» **Data provided**
══════════════════════════════
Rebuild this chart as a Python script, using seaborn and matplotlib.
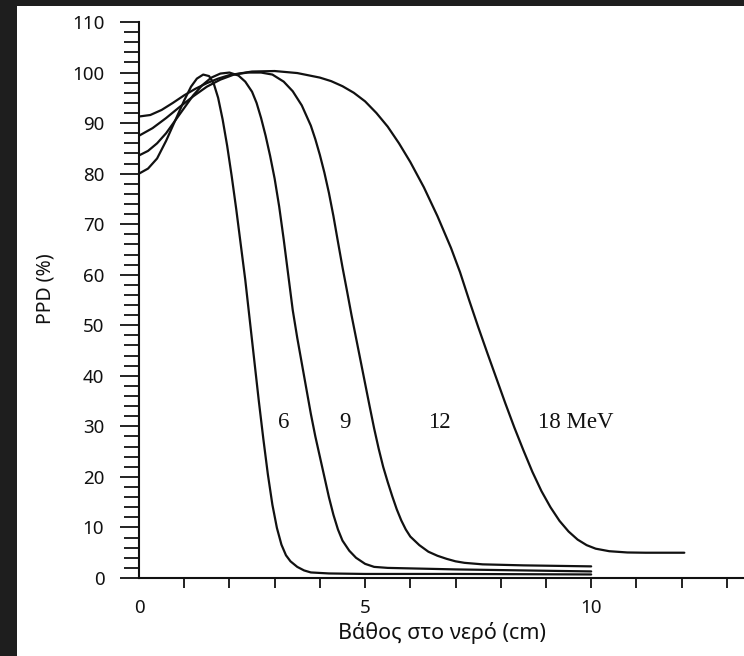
import numpy as np
import pandas as pd
import matplotlib
matplotlib.use('Agg')
import matplotlib.pyplot as plt
from matplotlib.patches import Rectangle
from matplotlib.ticker import MultipleLocator, FixedLocator
import seaborn as sns


# Depth dose curves (depth in cm, PPD in %)
depth_6 = [0.0, 0.2, 0.4, 0.6, 0.8, 1.0, 1.15, 1.28, 1.42, 1.55, 1.65, 1.75, 1.85, 1.95,
           2.05, 2.15, 2.25, 2.35, 2.45, 2.55, 2.65, 2.75, 2.85, 2.95, 3.05, 3.15, 3.25,
           3.35, 3.5, 3.65, 3.8, 4.2, 5.0, 7.0, 10.0]
ppd_6 = [80.0, 81.0, 83.0, 86.5, 90.5, 94.5, 97.2, 98.8, 99.6, 99.3, 97.9, 95.0, 90.7, 85.5,
         79.5, 73.0, 66.0, 59.0, 51.0, 43.0, 35.0, 27.5, 20.5, 14.5, 9.9, 6.6, 4.5,
         3.3, 2.2, 1.5, 1.1, 0.9, 0.8, 0.8, 0.7]

depth_9 = [0.0, 0.2, 0.4, 0.6, 0.8, 1.0, 1.2, 1.4, 1.6, 1.8, 2.0, 2.2, 2.35, 2.5,
           2.6, 2.7, 2.8, 2.9, 3.0, 3.1, 3.2, 3.3, 3.4, 3.5, 3.6, 3.7, 3.8, 3.9,
           4.0, 4.1, 4.2, 4.3, 4.4, 4.5, 4.65, 4.8, 5.0, 5.2, 5.5, 7.0, 10.0]
ppd_9 = [83.6, 84.5, 86.0, 88.0, 90.5, 93.0, 95.5, 97.5, 99.0, 99.8, 100.0, 99.4, 98.2, 96.2,
         94.0, 91.0, 87.5, 83.5, 79.0, 73.5, 67.0, 60.0, 53.0, 47.5, 42.5, 37.5, 32.5, 28.0,
         24.0, 20.0, 16.0, 12.5, 9.6, 7.4, 5.4, 4.0, 2.8, 2.2, 2.0, 1.7, 1.3]

depth_12 = [0.0, 0.3, 0.6, 0.9, 1.2, 1.5, 1.8, 2.1, 2.4, 2.7, 2.95, 3.2, 3.4, 3.6,
            3.8, 3.9, 4.0, 4.1, 4.2, 4.3, 4.4, 4.5, 4.6, 4.7, 4.8, 4.9, 5.0, 5.1, 5.2,
            5.3, 5.4, 5.5, 5.6, 5.7, 5.8, 5.9, 6.0, 6.2, 6.4, 6.6, 6.8, 7.0, 7.2,
            7.6, 8.5, 10.0]
ppd_12 = [87.5, 89.0, 91.0, 93.2, 95.3, 97.2, 98.6, 99.6, 100.0, 100.0, 99.6, 98.2, 96.3, 93.5,
          89.5, 86.8, 83.7, 80.2, 76.2, 71.6, 66.5, 61.5, 56.8, 52.0, 47.5, 43.0, 38.5, 34.0,
          29.6, 25.6, 22.0, 19.0, 16.2, 13.6, 11.4, 9.6, 8.2, 6.5, 5.2, 4.4, 3.8, 3.3, 3.0,
          2.7, 2.5, 2.3]

depth_18 = [0.0, 0.25, 0.5, 0.75, 1.0, 1.25, 1.5, 1.75, 2.0, 2.5, 3.0, 3.5, 4.0, 4.25,
            4.5, 4.75, 5.0, 5.25, 5.5, 5.75, 6.0, 6.3, 6.6, 6.9, 7.1, 7.3, 7.5, 7.7,
            7.9, 8.1, 8.3, 8.5, 8.7, 8.9, 9.1, 9.3, 9.5, 9.7, 9.9, 10.1, 10.4, 10.8,
            11.2, 12.06]
ppd_18 = [91.3, 91.6, 92.6, 94.0, 95.5, 96.8, 97.9, 98.8, 99.5, 100.2, 100.3, 99.9, 99.0, 98.3,
          97.3, 96.0, 94.3, 92.0, 89.3, 86.0, 82.3, 77.3, 71.6, 65.3, 60.5, 55.0, 49.7, 44.6,
          39.6, 34.6, 29.8, 25.3, 21.0, 17.2, 14.0, 11.3, 9.2, 7.6, 6.5, 5.8, 5.3, 5.05,
          5.0, 5.0]

energies = ['6', '9', '12', '18 MeV']
x_tick_labels = ['0', '5', '10']


frames = []
for name, d, p in zip(energies,
                      [depth_6, depth_9, depth_12, depth_18],
                      [ppd_6, ppd_9, ppd_12, ppd_18]):
    frames.append(pd.DataFrame({'depth': d, 'ppd': p, 'energy': name}))
df = pd.concat(frames, ignore_index=True)


sns.set_style('ticks')
plt.rcParams['font.family'] = ['Noto Sans', 'DejaVu Sans']

fig = plt.figure(figsize=(7.44, 6.56), dpi=100, facecolor='#1e1e1e')
# white scanned page, dark scanner border on top and left
fig.patches.append(Rectangle((17 / 744, 0), 1, (656 - 6) / 656,
                             transform=fig.transFigure, facecolor='white',
                             edgecolor='none', zorder=-10))

ax = fig.add_axes([139 / 744, 78 / 656, 1 - 139 / 744, (578 - 22) / 656])
ax.set_facecolor('none')

sns.lineplot(data=df, x='depth', y='ppd', hue='energy', palette=['#111111'] * 4,
             estimator=None, sort=False, legend=False, linewidth=1.6, ax=ax)

ax.set_xlim(0, 13.38)
ax.set_ylim(0, 110)

for side in ['top', 'right']:
    ax.spines[side].set_visible(False)
for side in ['left', 'bottom']:
    ax.spines[side].set_linewidth(1.5)
    ax.spines[side].set_color('#111111')

# x axis: unlabeled cm ticks, labels at 0, 5, 10
ax.xaxis.remove_overlapping_locs = False
ax.xaxis.set_major_locator(FixedLocator([0, 5, 10]))
ax.set_xticklabels(x_tick_labels)
ax.xaxis.set_minor_locator(FixedLocator(np.arange(1, 14)))
ax.tick_params(axis='x', which='major', length=0, pad=15, labelsize=13.5,
               labelcolor='#111111')
ax.tick_params(axis='x', which='minor', length=7, width=1.3, direction='out', color='#111111')

# y axis: labels every 10, ticks every 2
ax.yaxis.set_major_locator(MultipleLocator(10))
ax.yaxis.set_minor_locator(MultipleLocator(2))
ax.tick_params(axis='y', which='major', length=14, width=1.3, pad=11, labelsize=13.5,
               color='#111111', labelcolor='#111111')
ax.tick_params(axis='y', which='minor', length=11, width=1.3, color='#111111')

ax.set_xlabel('Βάθος στο νερό (cm)', fontsize=15.5, labelpad=4, color='#111111')
ax.set_ylabel('PPD (%)', fontsize=14, color='#111111')
ax.yaxis.set_label_coords(-0.138, 0.52)

# curve labels
label_x = [3.19, 4.56, 6.64, 9.65]
for name, lx in zip(energies, label_x):
    ax.text(lx, 30.7, name, ha='center', va='center', fontsize=16.5,
            family=['Liberation Serif', 'DejaVu Serif'], color='#111111')

fig.savefig('out.png', dpi=100, facecolor=fig.get_facecolor())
══════════════════════════════
» **The task**
Repeat the lines exactly as they stand, from the opening line of the data through the line with "3.3, 2.2, 1.5, 1.1, 0.9, 0.8, 0.8, 0.7]". Pictures stay out of the copy.

» **The reply**
Rebuild this chart as a Python script, using seaborn and matplotlib.
import numpy as np
import pandas as pd
import matplotlib
matplotlib.use('Agg')
import matplotlib.pyplot as plt
from matplotlib.patches import Rectangle
from matplotlib.ticker import MultipleLocator, FixedLocator
import seaborn as sns


# Depth dose curves (depth in cm, PPD in %)
depth_6 = [0.0, 0.2, 0.4, 0.6, 0.8, 1.0, 1.15, 1.28, 1.42, 1.55, 1.65, 1.75, 1.85, 1.95,
           2.05, 2.15, 2.25, 2.35, 2.45, 2.55, 2.65, 2.75, 2.85, 2.95, 3.05, 3.15, 3.25,
           3.35, 3.5, 3.65, 3.8, 4.2, 5.0, 7.0, 10.0]
ppd_6 = [80.0, 81.0, 83.0, 86.5, 90.5, 94.5, 97.2, 98.8, 99.6, 99.3, 97.9, 95.0, 90.7, 85.5,
         79.5, 73.0, 66.0, 59.0, 51.0, 43.0, 35.0, 27.5, 20.5, 14.5, 9.9, 6.6, 4.5,
         3.3, 2.2, 1.5, 1.1, 0.9, 0.8, 0.8, 0.7]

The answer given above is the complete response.